By Glen Ess (The Cascade) – Email
Summertime in Western Canada always carries with it the risk of forest fires. The Fraser Valley is no stranger to this and last summer saw massive clouds for days on end from the Pemberton fires. It’s something we’ve come to treat with momentary disdain before continuing on with our regular routines. However, our Albertan neighbours have had to make significant changes in response to the raging fires that continue to plague Fort McMurray and have spread to other areas of the province.
Though the Fort Mac fires aren’t comparable to anything here in B.C., the location of the fires — around the oil sands which have been such an attractive employment area and an economically vital region to both Alberta and Canada as a whole — mean that these fires carry with them the potential to leave long-lasting scars on the region itself and on the Canadian economy.
The Cascade sat down with Jonathan Hughes, an associate professor in the geography department here at UFV, to learn a little bit more about the Fort Mac fires.
What do you see the long-term effects of the fires being?
I think it’s more of an economic impact actually, a lot of the workforce for the oil fields was based in Fort McMurray, and it’s a hub of support for the oilfields.
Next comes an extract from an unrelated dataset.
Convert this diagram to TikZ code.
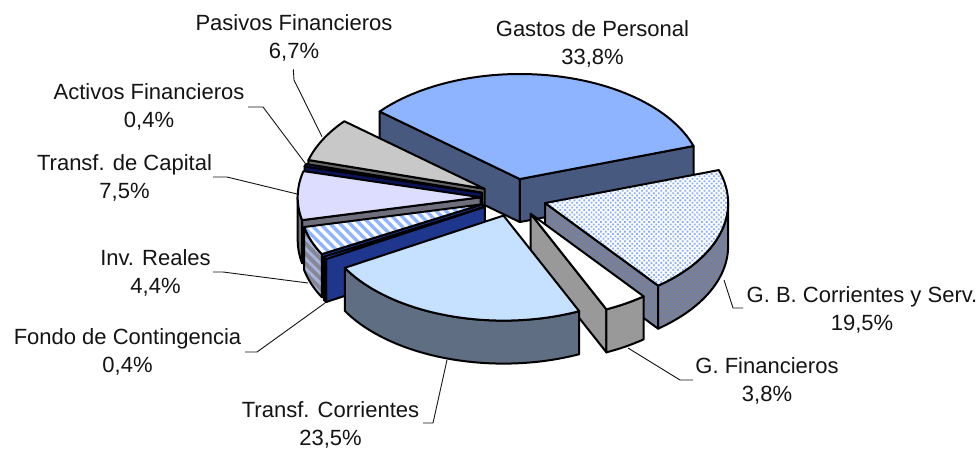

With that town in upheaval because of the fires, there’s not that support, there aren’t the workers, so that has an economic impact above and beyond the fires. A side effect.
A pretty harsh one for Alberta — they were already struggling with the price of the oil, and they had problems getting the oil and distributing it properly, so now the fires are another impact to their provincial economy, which will have ramifications for the national economy.
What about the environment in that area?
The boreal is sort of interspersed with all sorts of bog habitats: bogs, swamps, and mires, that sort of thing. It has a thick carbon accumulation in the form of peat deposits.
So in places where the fire burns so intensely, which this fire did, then that can ignite the peat and the peat can burn for a very long time. Usually that peat is basically sequestered carbon, it’s not going back into the atmosphere. It’s an anaerobic environment — the wetlands are inundated with water throughout the year, so that carbon stays, essentially, intact and inert in that system.
But when burned it’s released into the atmosphere — and that’s true of all the trees and organic material that got burned in the fire. The peat can also burn for a long time, it’s hard for it to go out once it catches. That might lead to some places where there are lingering sources of fires, and lingering impact.
What would the peat deposits burning do to the area’s overall carbon emissions?
A punctuated release means that, for that time, there would be a lot of carbon released. But you might look at the fire through the impact it’ll have on the oilfields, as the field’s production is reduced — maybe then the total amount of carbon will also have reduced, as the oilfields won’t be contributing to that.
The ash from the fire could also cause damage to the water supplies and air quality, right?
It would clear the slopes of vegetation around the area, and then the soil is eroded that much more readily by rainfall, which causes increased sedimentation into the rivers. And where you have soils that are particularly rich in certain heavy metals or other sort of things, naturally occurring and artificial, then that can make its way into the streams and that can impact aquatic wildlife, and water supplies. It’s something to keep in mind for sure.
How do you see this affecting us beyond the daily news reports we’re seeing?
This is in many ways an unprecedented fire, maybe the largest fire of its kind in recorded history, and I think that it might be the greatest natural disaster in Canadian history, in terms of the economic impact. So there’s going to be a lot of research, not only in the political-economic side, but in the environmental. There’s a lot of contamination in that area, and I don’t know what happens to that when it’s heated, and how it gets distributed.
I’m pretty sure there’s a lot of uncertainty and there are going to be a lot of thesis projects and funding to look at that, how it gets recolonized and the best management for those lands. Essentially, how do we rebuild?
This interview has been edited for length and clarity.